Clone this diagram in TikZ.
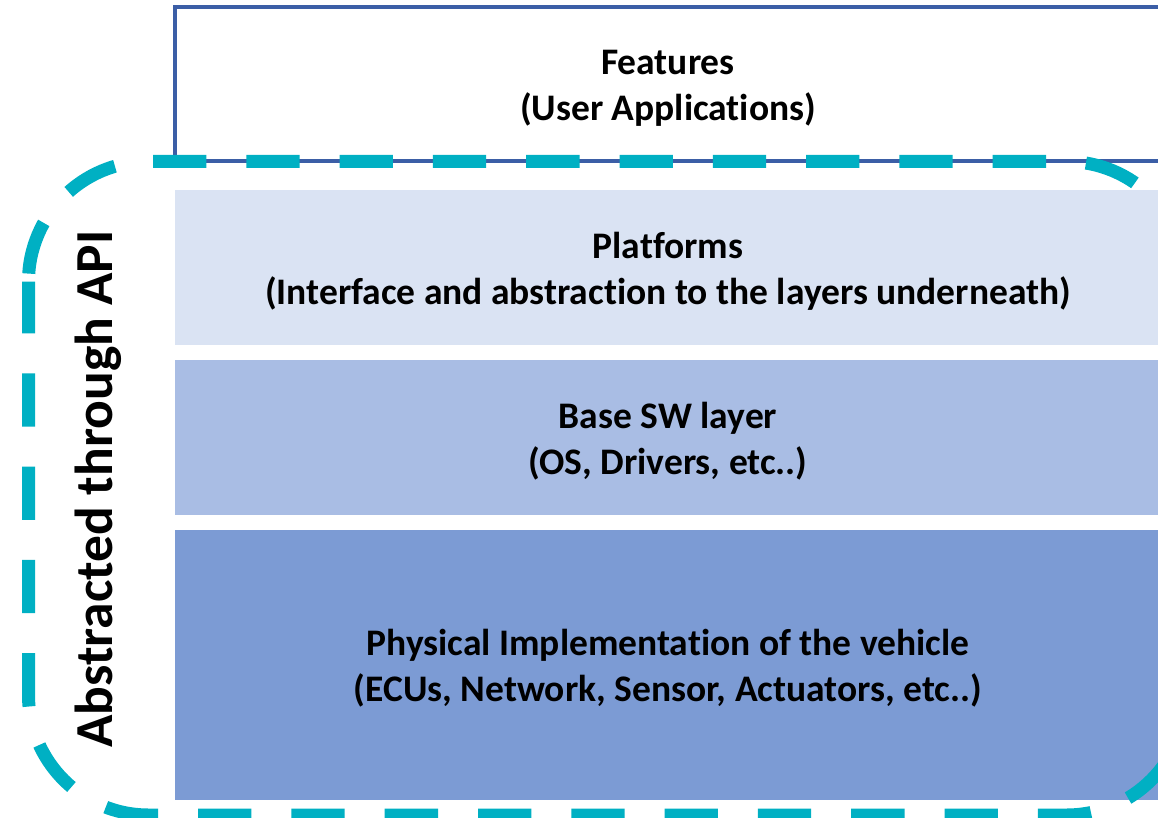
\documentclass[tikz,border=0pt]{standalone}
\usepackage{fontspec}
\setmainfont[Ligatures=NoCommon]{Carlito}
\definecolor{apicyan}{RGB}{0,176,195}
\definecolor{featblue}{RGB}{59,94,166}
\definecolor{platfill}{RGB}{218,227,243}
\definecolor{basefill}{RGB}{169,189,228}
\definecolor{physfill}{RGB}{124,155,212}
\tikzset{
  layer/.style={anchor=north west, draw=none, minimum width=986pt, inner sep=0pt, outer sep=0pt},
  featbox/.style={layer, draw=featblue, line width=4pt, fill=white},
  layertext/.style={align=center, font=\fontsize{37.5}{46}\selectfont\bfseries, text=black, inner sep=0pt},
  apidash/.style={draw=apicyan, line width=13pt, rounded corners=120pt,
    dash pattern=on 53.3pt off 40pt},
  apilabel/.style={rotate=90, anchor=base, font=\fontsize{53.5}{60}\selectfont\bfseries, text=black, inner sep=0pt}
}
\begin{document}
\begin{tikzpicture}[x=1pt,y=-1pt]
\clip (0,0) rectangle (1158,818);
\fill[white] (0,0) rectangle (1158,818);
\node[layer, fill=platfill, minimum height=155pt] (plat) at (175,190) {};
\node[layer, fill=basefill, minimum height=155pt] (base) at (175,360) {};
\node[layer, fill=physfill, minimum height=270pt] (phys) at (175,530) {};
\node[featbox, minimum height=154pt] (feat) at (175,7.5) {};
\node[layertext] (feattext) at ([yshift=-3.5pt]feat.center) {Features\\(User Applications)};
\node[layertext] (plattext) at ([yshift=-3.5pt]plat.center) {Platforms\\(Interface and abstraction to the layers underneath)};
\node[layertext] (basetext) at ([yshift=-3.5pt]base.center) {Base SW layer\\(OS, Drivers, etc..)};
\node[layertext] (phystext) at ([yshift=-3.5pt]phys.center) {Physical Implementation of the vehicle\\(ECUs, Network, Sensor, Actuators, etc..)};
\draw[apidash, dash phase=88.8pt] (148.5,161.5) -- (1186.5,161.5) -- (1186.5,815) -- (28.5,815) -- (28.5,281.5);
\draw[apidash, dash phase=59.3pt] (148.5,161.5) -- (28.5,161.5) -- (28.5,281.5);
\node[apilabel] (api) at (112,489) {Abstracted through API};
\end{tikzpicture}
\end{document}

========

Make an exact reproduction of the listing above, without any pictures.

Clone this diagram in TikZ.
\documentclass[tikz,border=0pt]{standalone}
\usepackage{fontspec}
\setmainfont[Ligatures=NoCommon]{Carlito}
\definecolor{apicyan}{RGB}{0,176,195}
\definecolor{featblue}{RGB}{59,94,166}
\definecolor{platfill}{RGB}{218,227,243}
\definecolor{basefill}{RGB}{169,189,228}
\definecolor{physfill}{RGB}{124,155,212}
\tikzset{
  layer/.style={anchor=north west, draw=none, minimum width=986pt, inner sep=0pt, outer sep=0pt},
  featbox/.style={layer, draw=featblue, line width=4pt, fill=white},
  layertext/.style={align=center, font=\fontsize{37.5}{46}\selectfont\bfseries, text=black, inner sep=0pt},
  apidash/.style={draw=apicyan, line width=13pt, rounded corners=120pt,
    dash pattern=on 53.3pt off 40pt},
  apilabel/.style={rotate=90, anchor=base, font=\fontsize{53.5}{60}\selectfont\bfseries, text=black, inner sep=0pt}
}
\begin{document}
\begin{tikzpicture}[x=1pt,y=-1pt]
\clip (0,0) rectangle (1158,818);
\fill[white] (0,0) rectangle (1158,818);
\node[layer, fill=platfill, minimum height=155pt] (plat) at (175,190) {};
\node[layer, fill=basefill, minimum height=155pt] (base) at (175,360) {};
\node[layer, fill=physfill, minimum height=270pt] (phys) at (175,530) {};
\node[featbox, minimum height=154pt] (feat) at (175,7.5) {};
\node[layertext] (feattext) at ([yshift=-3.5pt]feat.center) {Features\\(User Applications)};
\node[layertext] (plattext) at ([yshift=-3.5pt]plat.center) {Platforms\\(Interface and abstraction to the layers underneath)};
\node[layertext] (basetext) at ([yshift=-3.5pt]base.center) {Base SW layer\\(OS, Drivers, etc..)};
\node[layertext] (phystext) at ([yshift=-3.5pt]phys.center) {Physical Implementation of the vehicle\\(ECUs, Network, Sensor, Actuators, etc..)};
\draw[apidash, dash phase=88.8pt] (148.5,161.5) -- (1186.5,161.5) -- (1186.5,815) -- (28.5,815) -- (28.5,281.5);
\draw[apidash, dash phase=59.3pt] (148.5,161.5) -- (28.5,161.5) -- (28.5,281.5);
\node[apilabel] (api) at (112,489) {Abstracted through API};
\end{tikzpicture}
\end{document}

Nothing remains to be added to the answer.